Repatriation Strategy

Repatriation Strategy

June 15, 2013 | By Keith Martin in Washington, DC

Repatriation strategy that a US company used to bring back money parked in offshore holding companies for use in the United States ended up triggering US taxes, the US Tax Court said.

The Barnes Group manufactures and distributes precision metal parts and industrial supplies. The group has been in business since 1857. In the late 1990’s, the group brought in new management with the aim of growing the company through acquisitions. It made three significant acquisitions in 1999 and 2000 for $197.1 million.

As a consequence of the acquisitions, by the end of 2000, the company had $230 million in outstanding long-term debt and a debt-to-equity ratio that was high enough to cause its borrowing costs to increase.

The company was paying 7.13% to 9.47% interest to borrow while earning roughly only 3% interest on $43.7 million cash held in offshore holding companies.

The company’s tax director sought ideas from three of the big four accounting firms and eventually settled on a “reinvestment plan” suggested by PricewaterhouseCoopers. The plan came complete with an exit strategy to unwind the plan if Barnes wanted to return the funds to the offshore subsidiaries and a draft “business purpose” suggested by PwC.

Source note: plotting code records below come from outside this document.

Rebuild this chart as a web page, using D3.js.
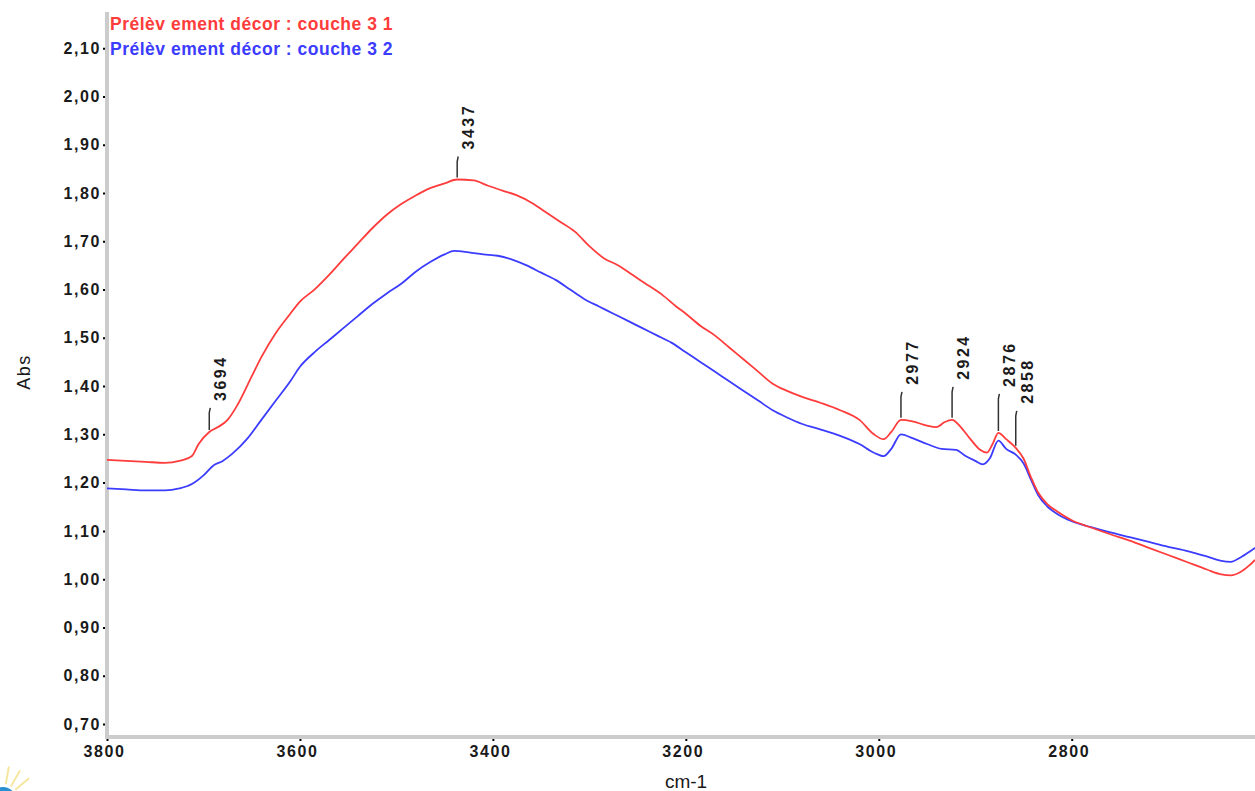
<!DOCTYPE html>
<html>
<head>
<meta charset="utf-8">
<script src="https://cdn.jsdelivr.net/npm/d3@7"></script>
<style>
  body { margin: 0; background: #fff; }
  svg { display: block; }
  text { font-family: "Liberation Sans", Arial, sans-serif; }
</style>
</head>
<body>
<svg width="1255" height="791"></svg>
<script>
const svg = d3.select("svg");

// spectrum 1 (couche 3 1)
const wnRed = [3800,3780,3760,3740,3725,3712,3705,3694,3685,3675,3665,3650,3640,3625,3610,3600,3585,3570,3555,3540,3525,3510,3495,3480,3465,3450,3437,3420,3405,3390,3375,3360,3345,3330,3315,3300,3285,3270,3255,3240,3225,3210,3200,3185,3170,3155,3140,3125,3110,3095,3080,3060,3040,3020,3005,2995,2987,2977,2965,2950,2940,2932,2924,2915,2905,2895,2888,2882,2876,2868,2858,2850,2842,2835,2825,2815,2800,2780,2760,2740,2720,2700,2680,2660,2645,2635,2625,2615,2610];
const absRed = [1.247,1.245,1.243,1.241,1.245,1.255,1.28,1.305,1.315,1.33,1.36,1.42,1.46,1.51,1.55,1.575,1.60,1.63,1.663,1.695,1.727,1.755,1.777,1.795,1.81,1.82,1.828,1.826,1.815,1.805,1.795,1.78,1.76,1.74,1.72,1.69,1.665,1.65,1.63,1.61,1.59,1.565,1.55,1.525,1.505,1.48,1.455,1.43,1.405,1.39,1.378,1.365,1.35,1.33,1.30,1.29,1.305,1.33,1.327,1.318,1.315,1.325,1.33,1.315,1.29,1.268,1.262,1.28,1.303,1.29,1.272,1.25,1.21,1.18,1.155,1.14,1.122,1.107,1.093,1.08,1.065,1.05,1.035,1.02,1.01,1.008,1.015,1.03,1.04];

// spectrum 2 (couche 3 2)
const wnBlue = [3800,3780,3760,3740,3725,3712,3700,3690,3680,3670,3655,3640,3625,3610,3600,3585,3570,3555,3540,3525,3510,3495,3480,3465,3450,3440,3425,3410,3395,3380,3365,3350,3335,3320,3305,3290,3275,3260,3245,3230,3215,3200,3185,3170,3155,3140,3125,3110,3095,3080,3060,3040,3020,3005,2995,2987,2977,2965,2950,2935,2920,2910,2900,2892,2885,2876,2868,2858,2850,2842,2835,2825,2815,2800,2780,2760,2740,2720,2700,2680,2660,2645,2635,2625,2615,2610];
const absBlue = [1.188,1.186,1.184,1.184,1.188,1.197,1.215,1.235,1.245,1.26,1.29,1.33,1.37,1.41,1.44,1.47,1.495,1.52,1.545,1.57,1.592,1.612,1.637,1.657,1.673,1.68,1.677,1.673,1.67,1.662,1.65,1.635,1.62,1.60,1.58,1.565,1.55,1.535,1.52,1.505,1.49,1.47,1.45,1.43,1.41,1.39,1.37,1.35,1.335,1.322,1.31,1.297,1.28,1.262,1.255,1.27,1.30,1.292,1.28,1.27,1.268,1.255,1.245,1.238,1.25,1.287,1.27,1.258,1.24,1.205,1.175,1.15,1.135,1.12,1.108,1.097,1.087,1.077,1.067,1.058,1.047,1.038,1.036,1.045,1.058,1.065];

const seriesNames = ["Prélèv ement décor : couche 3 1", "Prélèv ement décor : couche 3 2"];
const seriesColors = ["#ff3c3c", "#3c3cff"];

const peaks = [3694, 3437, 2977, 2924, 2876, 2858];
const yTicks = [0.70,0.80,0.90,1.00,1.10,1.20,1.30,1.40,1.50,1.60,1.70,1.80,1.90,2.00,2.10];
const xTicks = [3800, 3600, 3400, 3200, 3000, 2800];

const plotL = 107, plotR = 1255, plotT = 12, plotB = 737;

const x = d3.scaleLinear().domain([3800, 2610]).range([plotL, plotR]);
const y = d3.scaleLinear().domain([0.673, 2.175]).range([plotB, plotT]);

const fmt = v => d3.format(".2f")(v).replace(".", ",");

// axis lines (grey, thick)
svg.append("line")
  .attr("x1", plotL).attr("x2", plotL).attr("y1", plotT).attr("y2", plotB + 2)
  .attr("stroke", "#cccccc").attr("stroke-width", 4);
svg.append("line")
  .attr("x1", plotL - 2).attr("x2", plotR).attr("y1", plotB).attr("y2", plotB)
  .attr("stroke", "#cccccc").attr("stroke-width", 4);

const yAxis = svg.append("g")
  .attr("transform", `translate(${plotL - 2},0)`)
  .call(d3.axisLeft(y).tickValues(yTicks).tickFormat(fmt).tickSize(2).tickPadding(2));
const xAxis = svg.append("g")
  .attr("transform", `translate(0,${plotB + 2})`)
  .call(d3.axisBottom(x).tickValues(xTicks).tickFormat(d3.format("d")).tickSize(2).tickPadding(5));

[yAxis, xAxis].forEach(a => {
  a.select(".domain").remove();
  a.selectAll(".tick line").attr("stroke", "#000").attr("stroke-width", 2);
  a.selectAll(".tick text")
    .attr("fill", "#1a1a1a")
    .style("font-size", "16px")
    .style("font-weight", "bold")
    .style("letter-spacing", "1.6px");
});
xAxis.selectAll(".tick text").attr("dx", "-3");

// axis titles
svg.append("text")
  .attr("transform", `translate(30,372) rotate(-90)`)
  .attr("text-anchor", "middle")
  .style("font-size", "18px")
  .style("letter-spacing", "1.5px")
  .attr("fill", "#1a1a1a")
  .text("Abs");
svg.append("text")
  .attr("x", 686).attr("y", 788)
  .attr("text-anchor", "middle")
  .style("font-size", "19px")
  .attr("fill", "#1a1a1a")
  .text("cm-1");

// spectra
const line = d3.line().x(d => x(d[0])).y(d => y(d[1])).curve(d3.curveMonotoneX);
const redPts = d3.zip(wnRed, absRed);
const bluePts = d3.zip(wnBlue, absBlue);

svg.append("path").datum(bluePts)
  .attr("d", line).attr("fill", "none")
  .attr("stroke", seriesColors[1]).attr("stroke-width", 1.8);
svg.append("path").datum(redPts)
  .attr("d", line).attr("fill", "none")
  .attr("stroke", seriesColors[0]).attr("stroke-width", 1.8);

// peak labels on spectrum 1
const leaderLen = {3694: 22, 3437: 21, 2977: 26, 2924: 31, 2876: 37, 2858: 35};
const redAt = wn => absRed[wnRed.indexOf(wn)];
peaks.forEach(p => {
  const px = x(p), py = y(redAt(p)) - 2;
  const len = leaderLen[p];
  svg.append("path")
    .attr("d", `M${px},${py} L${px},${py - len + 5} L${px + 1},${py - len}`)
    .attr("fill", "none").attr("stroke", "#333").attr("stroke-width", 1.5);
  svg.append("text")
    .attr("transform", `translate(${px + 17},${py - len - 7}) rotate(-90)`)
    .attr("fill", "#1a1a1a")
    .style("font-size", "16px")
    .style("font-weight", "bold")
    .style("letter-spacing", "2.5px")
    .text(p);
});

// legend
seriesNames.forEach((n, i) => {
  svg.append("text")
    .attr("x", 110).attr("y", 30 + i * 25)
    .attr("fill", seriesColors[i])
    .style("font-size", "17.5px")
    .style("font-weight", "bold")
    .style("letter-spacing", "0.5px")
    .text(n);
});

// corner logo fragment
const logo = svg.append("g").attr("transform", "translate(3,800)");
[-80, -60, -40].forEach(a => {
  const r = a * Math.PI / 180;
  logo.append("line")
    .attr("x1", 16 * Math.cos(r)).attr("y1", 16 * Math.sin(r))
    .attr("x2", 34 * Math.cos(r)).attr("y2", 34 * Math.sin(r))
    .attr("stroke", "#f5e6a0").attr("stroke-width", 2);
});
logo.append("circle").attr("r", 13).attr("fill", "#2a8fd0");
</script>
</body>
</html>
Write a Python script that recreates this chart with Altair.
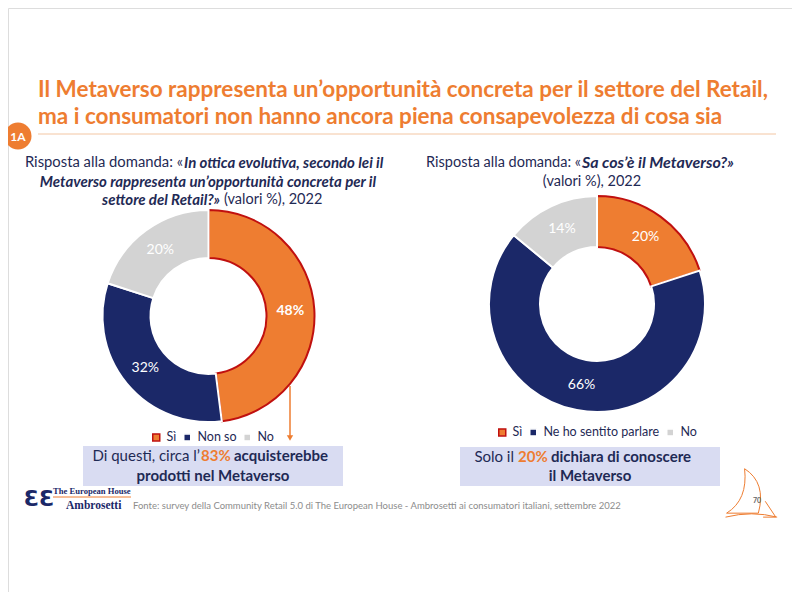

The plan involved moving money held in a Singapore subsidiary to the US parent company, but through two new intermediate entities. Money was contributed to a new Bermuda company and then by the Bermuda company to a new Delaware company. The Delaware company then lent the money to Barnes in the US. Some of the money contributed as capital was the accumulated offshore cash. Some was money the Singapore subsidiary borrowed from a Japanese bank at a lower interest rate than the US parent could have borrowed because the Singapore subsidiary was generating significantly more cash than it needed.

PwC, which also acted as the auditors for Barnes, gave a tax opinion that repatriation done in this fashion would not trigger a tax in the United States. Earnings of a US-controlled foreign corporation become taxable in the United States if they are invested in US property. Shares in a Delaware corporation are normally such an investment. However, PwC relied on a 1974 revenue ruling that suggested the amount that should have become taxable in the US is the basis that the Bermuda company had in the Delaware company shares and that basis was zero in this case.

The US Tax Court invoked the step-transaction doctrine to treat the money as coming back to the US directly from Singapore. It said intermediate entities and complicated steps served no business purpose other than to avoid taxes, and the purported loans by the Delaware company were not real loans. There was no evidence that any interest or principal had been paid on loans in the company’s general ledgers or bank statements.

The case is Barnes v. Commissioner. The Tax Court released its decision in April. The courts have been showing less and less patience for complicated transactions intended to achieve a tax result based on a narrow technical reading of the law.